» **Exercise goal**
In how many lines does the string "this" appear? Answer with the number only.

____

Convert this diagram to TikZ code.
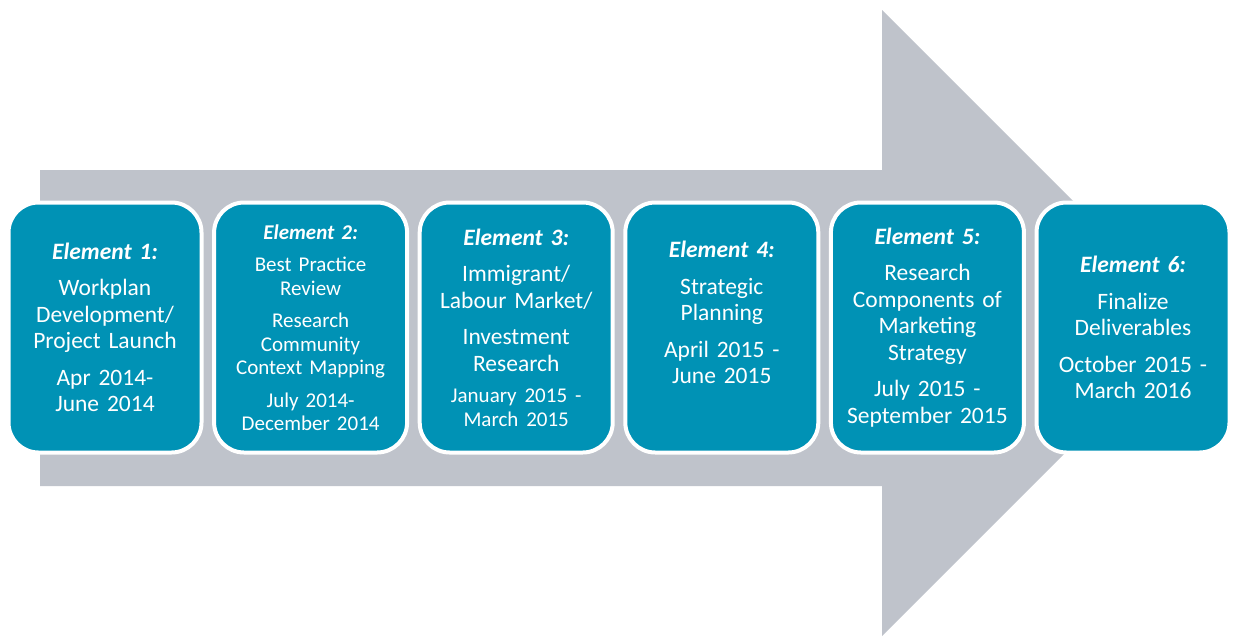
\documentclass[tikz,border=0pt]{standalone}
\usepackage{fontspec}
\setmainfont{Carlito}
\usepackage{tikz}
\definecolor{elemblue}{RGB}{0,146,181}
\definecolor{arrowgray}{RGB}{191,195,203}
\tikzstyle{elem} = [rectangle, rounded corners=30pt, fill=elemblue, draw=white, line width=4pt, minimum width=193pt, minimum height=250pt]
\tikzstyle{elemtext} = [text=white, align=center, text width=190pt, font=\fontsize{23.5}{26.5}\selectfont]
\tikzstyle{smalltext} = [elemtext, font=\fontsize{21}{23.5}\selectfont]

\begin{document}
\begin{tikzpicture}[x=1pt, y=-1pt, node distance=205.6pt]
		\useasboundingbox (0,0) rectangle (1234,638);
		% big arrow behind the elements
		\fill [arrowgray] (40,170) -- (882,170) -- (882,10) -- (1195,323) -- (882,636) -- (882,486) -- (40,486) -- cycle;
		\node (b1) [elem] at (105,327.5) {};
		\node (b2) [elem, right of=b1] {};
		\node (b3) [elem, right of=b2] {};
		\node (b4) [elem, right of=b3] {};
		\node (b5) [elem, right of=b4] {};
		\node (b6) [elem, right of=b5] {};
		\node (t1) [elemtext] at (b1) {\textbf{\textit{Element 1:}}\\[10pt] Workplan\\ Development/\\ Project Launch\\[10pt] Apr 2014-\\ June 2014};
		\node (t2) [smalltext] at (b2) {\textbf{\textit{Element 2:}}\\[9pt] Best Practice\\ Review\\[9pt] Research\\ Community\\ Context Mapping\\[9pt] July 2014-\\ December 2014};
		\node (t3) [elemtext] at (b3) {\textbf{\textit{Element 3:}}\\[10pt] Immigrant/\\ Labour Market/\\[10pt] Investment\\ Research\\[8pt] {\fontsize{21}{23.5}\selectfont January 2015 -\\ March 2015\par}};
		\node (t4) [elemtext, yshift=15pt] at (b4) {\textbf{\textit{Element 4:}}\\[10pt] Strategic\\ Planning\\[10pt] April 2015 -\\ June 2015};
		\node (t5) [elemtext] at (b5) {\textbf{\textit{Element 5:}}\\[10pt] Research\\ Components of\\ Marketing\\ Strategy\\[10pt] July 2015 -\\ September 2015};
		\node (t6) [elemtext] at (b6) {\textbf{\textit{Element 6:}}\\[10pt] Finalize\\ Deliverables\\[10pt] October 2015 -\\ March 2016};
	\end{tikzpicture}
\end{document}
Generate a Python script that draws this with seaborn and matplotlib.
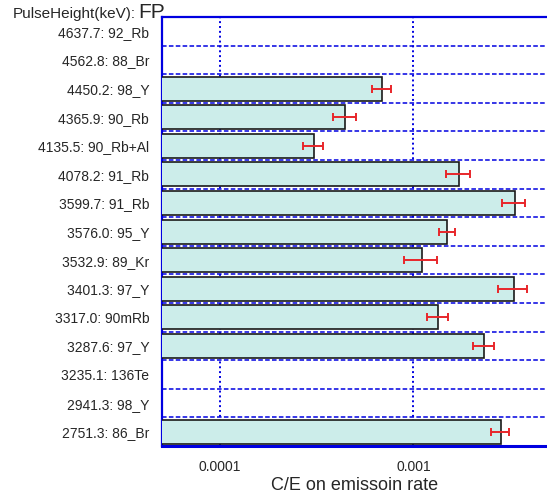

____

» **Answer to the exercise**
2